Precisamente, El innombrable, cuando todavía era sólo un campechano rey, utilizó no pocas veces sus discursos navideños para reivindicar su papel en la Transición y para subrayar la monarquía como pilar del sistema constitucional (ahora que ya no da discursos de Navidad, se pasa a las memorias para seguir haciéndolo).
Felipe VI mantuvo esa línea en sus primeros años de reinado: en 2015 y en 2018 recordó explícitamente la proclamación de su padre y la continuidad institucional como elementos de estabilidad. Y hasta ahí llegaron las loas. Porque a raíz de la sentencia del caso Noos el emérito pasa de ser un activo simbólico a un problema estructural, y desaparece del discurso navideño. La cuestión es que con él desaparece también la posibilidad de celebrar la monarquía sin abrir un balance incómodo.
El discurso de este año es la culminación de este proceso. Felipe VI no menciona los 50 años de monarquía porque hacerlo implicaría hablar de su padre. Y hablar de su padre, en 2025, es entrar en un terreno minado. Más aún después de la publicación de las memorias del emérito, en las que no solo elude cualquier revisión crítica de su trayectoria, sino que expresa sin complejos su cercanía al franquismo, normalizando una relación con esa dictadura que su hijo evita nombrar de forma directa y explícita (la referencia más clara la hace al hablar de “los extremismos, los radicalismos y populismos”: “ese capítulo de la historia ya lo conocemos [...], tuvo consecuencias funestas”). Qué oportunidad perdida, por cierto.
La contradicción es difícil de ignorar. Mientras el rey construye un relato de democracia sin dictadura, su padre reivindica desde fuera de la institución su vínculo con el régimen anterior. Mientras Felipe VI apela a la convivencia y a la memoria compartida, Juan Carlos I es apartado de la conmemoración del medio siglo de democracia.
Felipe VI no menciona los 50 años de monarquía porque hacerlo implicaría hablar de su padre. Y hablar de su padre, en 2025, es entrar en un terreno minado
Rememorar los 50 años de la monarquía habría obligado a confrontar esa tensión. A explicar qué se celebra exactamente. A asumir que la democracia y la monarquía española nacen de una Transición marcada por silencios, renuncias y una continuidad institucional que hoy pesa. Por eso opta por Europa y la Constitución (cómo no) como refugio narrativo seguro. La Corona se convierte en un terreno pantanoso para el propio rey.

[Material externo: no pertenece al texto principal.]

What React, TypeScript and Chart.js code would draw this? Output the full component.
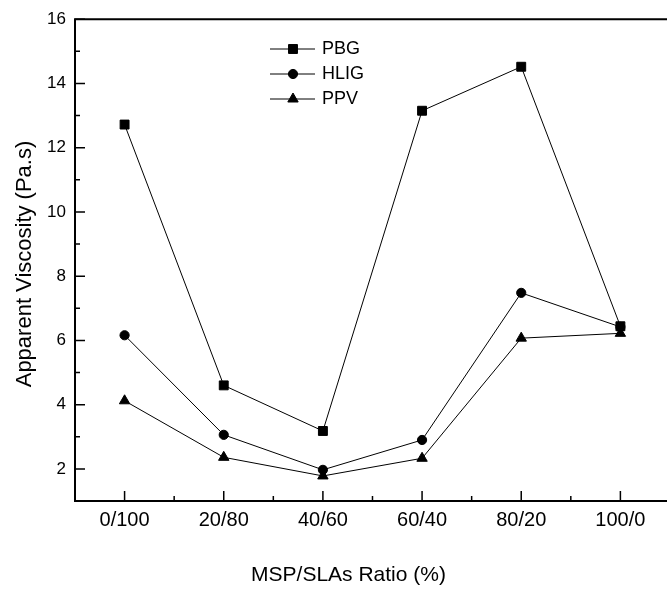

Ese desplazamiento explica también el tono del mensaje. El rey adopta un lenguaje inequívocamente democrático —soberanía popular, convivencia, pluralismo—, pero lo hace para sostener una institución que no se somete al mismo nivel de control democrático que el resto. Apela, como siempre, a la ejemplaridad de los poderes públicos, pero sin incluir, nuevamente, a la Casa Real en ese marco de exigencia. Se pide confianza sin hablar de transparencia, rendición de cuentas o responsabilidad institucional. Es, además, un discurso plano. Sin aristas. Sin una sola referencia concreta al presente político que obligue a mojarse. No interpela a nadie. No señala conflictos. No incomoda. Se limita a enunciar valores generales y consensos históricos, como si eso bastara para sostener la autoridad institucional.
Sobre todo, cuando la monarquía llega a esta Navidad tras un año más que complicado, y no sólo por el libro del emérito. Vox le ha dado la espalda a Felipe VI, y Alberto Núñez Feijóo no acudió a la apertura del año judicial presidida por el monarca con la excusa de que asistiría el ya exfiscal general del Estado, Álvaro García Ortiz. El desplante del líder del PP no lo era tanto con el rey como para escenificar su castigo a Pedro Sánchez, que es lo único que le importa, tenga el coste que tenga. Sin dramatizar esos gestos, sí indican que la Corona ya no funciona como espacio de consenso indiscutido. Es una institución más expuesta y más consciente de sus límites.
En este contexto encaja como un guante la conversión de la princesa Leonor en un producto cuidadosamente diseñado. Marketing institucional para compensar la falta de un debate de fondo sobre el papel de la Corona. El mismo objetivo que tiene, al fin y al cabo, el discurso del rey.
Por eso, el hecho de que Felipe VI celebre la democracia mientras borra a la monarquía es, quizá, la señal más inequívoca de la fragilidad que intenta ocultar.